The number of paddy farmers with 2 hectares or less who are in repayment arrears of cultivation loans given by the state banks as of 31.05.2022 due to the decrease in harvest, lack of fertilizers, agro-chemicals and inputs, abandonment of cultivation, etc., was 28,259. Aimed at strengthening the farmers and freeing them from debt burden, actions are being taken to write off the outstanding loan amounting to Rs. 688 million (excluding interest) which is currently in default to the state banks. The money to be written off will be paid back to the respective banks in two years in a phased manner so as not to put added pressure on the cash flow of the General Treasury. 


VAT will be increased to 15 percent from the current rate of 12 percent with effect from 1st September 2022.

Compulsory tax registration for all residents who are above 18 years of age without considering their annual income and tax-free thresholds.

An online revenue collection programme should be implemented in all local government authorities before the end of 2022.

Retirement Age: 

Reduce the retirement age of public sector and semi-governmental employees to 60 years.

Earlier, the government decided to raise the mandatory retirement age of public sector employees to 65 years and that of semi-governmental employees to 62 years.

Those who have been employed beyond 60 years of age at present in the government and semi-government sectors will be retired as of 31.12.2022.

State Owned Enterprises: 

It is proposed to establish the “State-Owned Enterprise Restructuring Unit” to facilitate the restructuring of government-owned business entities, and to allocate Rs. 200 million to implement this proposal.

Re-activate the Statement of Corporate Intent (SCI) process for key 50 SOEs, excluding CEB, CPC, and Sri Lankan Airlines, as they are under different efforts to restructure, to closely monitor the set targets.

A committee consisting of three government officials including the Controller General of the General Treasury will be appointed to supervise and implement the entire process of the disposal of scrap materials accumulated in public sector institutions.

State Banks:

Allotment of 20 percent shareholding in state banks to the depositors and staff of those banks

  • In order to meet recapitalization requirements borne out due to increasing in interest rates, rising NPLs, loan settlement issues faced by businesses due to economic crisis, and liquidity issues faced by the state banks, it is proposed to allow 20 percent of shareholding of the Bank of Ceylon and People’s Bank by their depositors and staff.
  • It is noted that the government’s ability to provide additional capital at this stage to the state banks is very limited given the lack of fiscal space. 

Debt & Debt Management: 

An independent National Debt Management Agency (NDMA) will be set up to pay special attention to the management of public debt.

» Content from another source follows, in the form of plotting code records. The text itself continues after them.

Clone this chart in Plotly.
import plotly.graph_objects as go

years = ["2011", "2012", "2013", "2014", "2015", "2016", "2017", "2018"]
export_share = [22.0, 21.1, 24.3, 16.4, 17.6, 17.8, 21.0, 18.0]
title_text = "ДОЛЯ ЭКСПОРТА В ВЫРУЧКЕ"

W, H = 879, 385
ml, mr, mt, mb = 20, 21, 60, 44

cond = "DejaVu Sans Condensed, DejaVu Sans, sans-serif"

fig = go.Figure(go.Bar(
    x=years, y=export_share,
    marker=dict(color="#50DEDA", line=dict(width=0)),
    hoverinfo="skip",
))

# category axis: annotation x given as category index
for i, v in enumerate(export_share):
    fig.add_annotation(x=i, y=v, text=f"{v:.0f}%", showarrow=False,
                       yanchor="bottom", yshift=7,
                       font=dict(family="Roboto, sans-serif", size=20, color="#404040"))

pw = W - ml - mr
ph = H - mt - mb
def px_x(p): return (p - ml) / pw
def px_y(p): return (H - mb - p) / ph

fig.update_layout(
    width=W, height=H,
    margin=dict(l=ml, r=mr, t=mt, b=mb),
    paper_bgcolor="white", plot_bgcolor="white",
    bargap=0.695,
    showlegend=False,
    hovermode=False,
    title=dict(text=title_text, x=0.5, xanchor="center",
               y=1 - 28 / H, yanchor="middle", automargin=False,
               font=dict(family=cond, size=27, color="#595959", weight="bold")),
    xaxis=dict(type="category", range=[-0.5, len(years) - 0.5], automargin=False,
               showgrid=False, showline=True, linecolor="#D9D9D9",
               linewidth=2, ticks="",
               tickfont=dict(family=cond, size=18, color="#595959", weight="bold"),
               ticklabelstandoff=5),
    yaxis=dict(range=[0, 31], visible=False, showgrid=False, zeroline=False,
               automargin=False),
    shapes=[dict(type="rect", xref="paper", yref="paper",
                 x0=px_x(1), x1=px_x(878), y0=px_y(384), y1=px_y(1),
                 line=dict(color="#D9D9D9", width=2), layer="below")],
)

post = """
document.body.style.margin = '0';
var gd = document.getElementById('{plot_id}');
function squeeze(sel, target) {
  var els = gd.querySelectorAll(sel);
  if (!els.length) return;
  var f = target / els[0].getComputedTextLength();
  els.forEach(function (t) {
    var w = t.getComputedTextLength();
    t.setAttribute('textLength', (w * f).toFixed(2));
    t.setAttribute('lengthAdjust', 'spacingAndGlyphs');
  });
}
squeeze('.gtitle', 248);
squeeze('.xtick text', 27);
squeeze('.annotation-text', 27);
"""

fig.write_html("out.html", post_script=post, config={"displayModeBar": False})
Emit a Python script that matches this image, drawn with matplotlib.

The government debt management-related activities are carried out by the Central Bank of Sri Lanka, External Resources Department, National Budget Department, and the Treasury Operations Department at present. 

Investment Promotion: 

A national agency named the National Agency for Public Private Partnership will be established for the purpose of identifying and facilitating investment to be undertaken in partnership with the public and private sectors, and it is proposed to allocate Rs. 250 million for the implementation of this proposal.